#### JOB
Write out the material again word for word, dropping any images it holds.

- - - - - - -

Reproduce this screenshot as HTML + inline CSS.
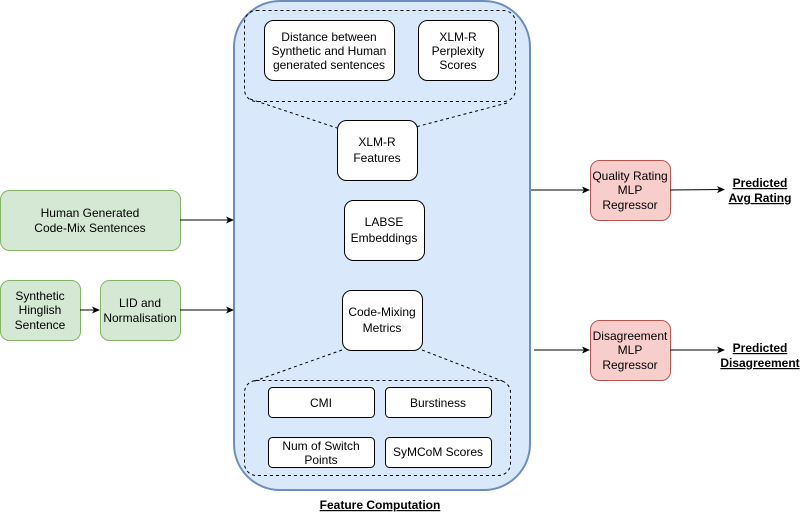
<!DOCTYPE html>
<html><head><style>body{margin:0;background:#fff}svg{display:block}text{font-family:"Liberation Sans",sans-serif;font-size:12px;fill:#000}</style></head><body>
<svg width="809" height="521" viewBox="0 0 809 521">
<defs><marker id="a" markerWidth="8" markerHeight="8" refX="7" refY="4" orient="auto" markerUnits="userSpaceOnUse"><path d="M0,0.5 L8,4 L0,7.5 L2,4z" fill="#000"/></marker></defs>
<rect x="234" y="1" width="296" height="489" rx="46" fill="#dae8fc" stroke="#6c8ebf" stroke-width="2"/>
<g fill="none" stroke="#000" stroke-dasharray="3,3">
<rect x="244.5" y="10.5" width="271" height="91" rx="12"/>
<rect x="244.5" y="380.5" width="266" height="95" rx="12"/>
<path d="M250,99 L337,128 M507,103 L404,130 M342,350 L252,382 M422,350 L505,382"/>
</g>
<g fill="#fff" stroke="#000">
<rect x="264.5" y="20.5" width="130" height="60" rx="9"/>
<rect x="418.5" y="20.5" width="80" height="60" rx="9"/>
<rect x="337.5" y="120.5" width="80" height="60" rx="9"/>
<rect x="344.5" y="200.5" width="80" height="60" rx="9"/>
<rect x="342.5" y="290.5" width="80" height="60" rx="9"/>
<rect x="268.5" y="387.5" width="106" height="30" rx="4"/>
<rect x="385.5" y="387.5" width="106" height="30" rx="4"/>
<rect x="268.5" y="437.5" width="106" height="30" rx="4"/>
<rect x="385.5" y="437.5" width="106" height="30" rx="4"/>
</g>
<g fill="#d5e8d4" stroke="#82b366">
<rect x="0.5" y="190.5" width="180" height="60" rx="9"/>
<rect x="0.5" y="280.5" width="80" height="60" rx="9"/>
<rect x="100.5" y="280.5" width="80" height="60" rx="9"/>
</g>
<g fill="#f8cecc" stroke="#b85450">
<rect x="590.5" y="160.5" width="80" height="60" rx="9"/>
<rect x="590.5" y="320.5" width="80" height="60" rx="9"/>
</g>
<g stroke="#000" marker-end="url(#a)">
<line x1="180" y1="220" x2="233" y2="220"/>
<line x1="80" y1="310" x2="99" y2="310"/>
<line x1="180" y1="310" x2="233" y2="310"/>
<line x1="531" y1="190" x2="589" y2="190"/>
<line x1="534" y1="350" x2="589" y2="350"/>
<line x1="670" y1="190" x2="724" y2="189.5"/>
<line x1="670" y1="350" x2="724" y2="350"/>
</g>
<g text-anchor="middle">
<text x="329" y="41">Distance between</text><text x="329" y="55">Synthetic and Human</text><text x="329" y="69">generated sentences</text>
<text x="458" y="41">XLM-R</text><text x="458" y="55">Perplexity</text><text x="458" y="69">Scores</text>
<text x="377" y="146">XLM-R</text><text x="377" y="162">Features</text>
<text x="384" y="226">LABSE</text><text x="384" y="242">Embeddings</text>
<text x="382" y="316">Code-Mixing</text><text x="382" y="332">Metrics</text>
<text x="321" y="407">CMI</text>
<text x="438" y="407">Burstiness</text>
<text x="321" y="450">Num of Switch</text><text x="321" y="464">Points</text>
<text x="438" y="456">SyMCoM Scores</text>
<text x="90" y="217">Human Generated</text><text x="90" y="232">Code-Mix Sentences</text>
<text x="40" y="300">Synthetic</text><text x="40" y="314">Hinglish</text><text x="40" y="329">Sentence</text>
<text x="140" y="307">LID and</text><text x="140" y="322">Normalisation</text>
<text x="630" y="180">Quality Rating</text><text x="630" y="194">MLP</text><text x="630" y="209">Regressor</text>
<text x="630" y="340">Disagreement</text><text x="630" y="354">MLP</text><text x="630" y="369">Regressor</text>
<g font-weight="bold" text-decoration="underline" style="font-weight:bold">
<text x="760" y="187">Predicted </text><text x="760" y="202">Avg Rating</text>
<text x="760" y="352">Predicted </text><text x="760" y="367">Disagreement</text>
<text x="380" y="509">Feature Computation</text>
</g>
</g>
</svg>
</body></html>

- - - - - - -

#### EXPECTED OUTPUT
Reproduce this screenshot as HTML + inline CSS.
<!DOCTYPE html>
<html><head><style>body{margin:0;background:#fff}svg{display:block}text{font-family:"Liberation Sans",sans-serif;font-size:12px;fill:#000}</style></head><body>
<svg width="809" height="521" viewBox="0 0 809 521">
<defs><marker id="a" markerWidth="8" markerHeight="8" refX="7" refY="4" orient="auto" markerUnits="userSpaceOnUse"><path d="M0,0.5 L8,4 L0,7.5 L2,4z" fill="#000"/></marker></defs>
<rect x="234" y="1" width="296" height="489" rx="46" fill="#dae8fc" stroke="#6c8ebf" stroke-width="2"/>
<g fill="none" stroke="#000" stroke-dasharray="3,3">
<rect x="244.5" y="10.5" width="271" height="91" rx="12"/>
<rect x="244.5" y="380.5" width="266" height="95" rx="12"/>
<path d="M250,99 L337,128 M507,103 L404,130 M342,350 L252,382 M422,350 L505,382"/>
</g>
<g fill="#fff" stroke="#000">
<rect x="264.5" y="20.5" width="130" height="60" rx="9"/>
<rect x="418.5" y="20.5" width="80" height="60" rx="9"/>
<rect x="337.5" y="120.5" width="80" height="60" rx="9"/>
<rect x="344.5" y="200.5" width="80" height="60" rx="9"/>
<rect x="342.5" y="290.5" width="80" height="60" rx="9"/>
<rect x="268.5" y="387.5" width="106" height="30" rx="4"/>
<rect x="385.5" y="387.5" width="106" height="30" rx="4"/>
<rect x="268.5" y="437.5" width="106" height="30" rx="4"/>
<rect x="385.5" y="437.5" width="106" height="30" rx="4"/>
</g>
<g fill="#d5e8d4" stroke="#82b366">
<rect x="0.5" y="190.5" width="180" height="60" rx="9"/>
<rect x="0.5" y="280.5" width="80" height="60" rx="9"/>
<rect x="100.5" y="280.5" width="80" height="60" rx="9"/>
</g>
<g fill="#f8cecc" stroke="#b85450">
<rect x="590.5" y="160.5" width="80" height="60" rx="9"/>
<rect x="590.5" y="320.5" width="80" height="60" rx="9"/>
</g>
<g stroke="#000" marker-end="url(#a)">
<line x1="180" y1="220" x2="233" y2="220"/>
<line x1="80" y1="310" x2="99" y2="310"/>
<line x1="180" y1="310" x2="233" y2="310"/>
<line x1="531" y1="190" x2="589" y2="190"/>
<line x1="534" y1="350" x2="589" y2="350"/>
<line x1="670" y1="190" x2="724" y2="189.5"/>
<line x1="670" y1="350" x2="724" y2="350"/>
</g>
<g text-anchor="middle">
<text x="329" y="41">Distance between</text><text x="329" y="55">Synthetic and Human</text><text x="329" y="69">generated sentences</text>
<text x="458" y="41">XLM-R</text><text x="458" y="55">Perplexity</text><text x="458" y="69">Scores</text>
<text x="377" y="146">XLM-R</text><text x="377" y="162">Features</text>
<text x="384" y="226">LABSE</text><text x="384" y="242">Embeddings</text>
<text x="382" y="316">Code-Mixing</text><text x="382" y="332">Metrics</text>
<text x="321" y="407">CMI</text>
<text x="438" y="407">Burstiness</text>
<text x="321" y="450">Num of Switch</text><text x="321" y="464">Points</text>
<text x="438" y="456">SyMCoM Scores</text>
<text x="90" y="217">Human Generated</text><text x="90" y="232">Code-Mix Sentences</text>
<text x="40" y="300">Synthetic</text><text x="40" y="314">Hinglish</text><text x="40" y="329">Sentence</text>
<text x="140" y="307">LID and</text><text x="140" y="322">Normalisation</text>
<text x="630" y="180">Quality Rating</text><text x="630" y="194">MLP</text><text x="630" y="209">Regressor</text>
<text x="630" y="340">Disagreement</text><text x="630" y="354">MLP</text><text x="630" y="369">Regressor</text>
<g font-weight="bold" text-decoration="underline" style="font-weight:bold">
<text x="760" y="187">Predicted </text><text x="760" y="202">Avg Rating</text>
<text x="760" y="352">Predicted </text><text x="760" y="367">Disagreement</text>
<text x="380" y="509">Feature Computation</text>
</g>
</g>
</svg>
</body></html>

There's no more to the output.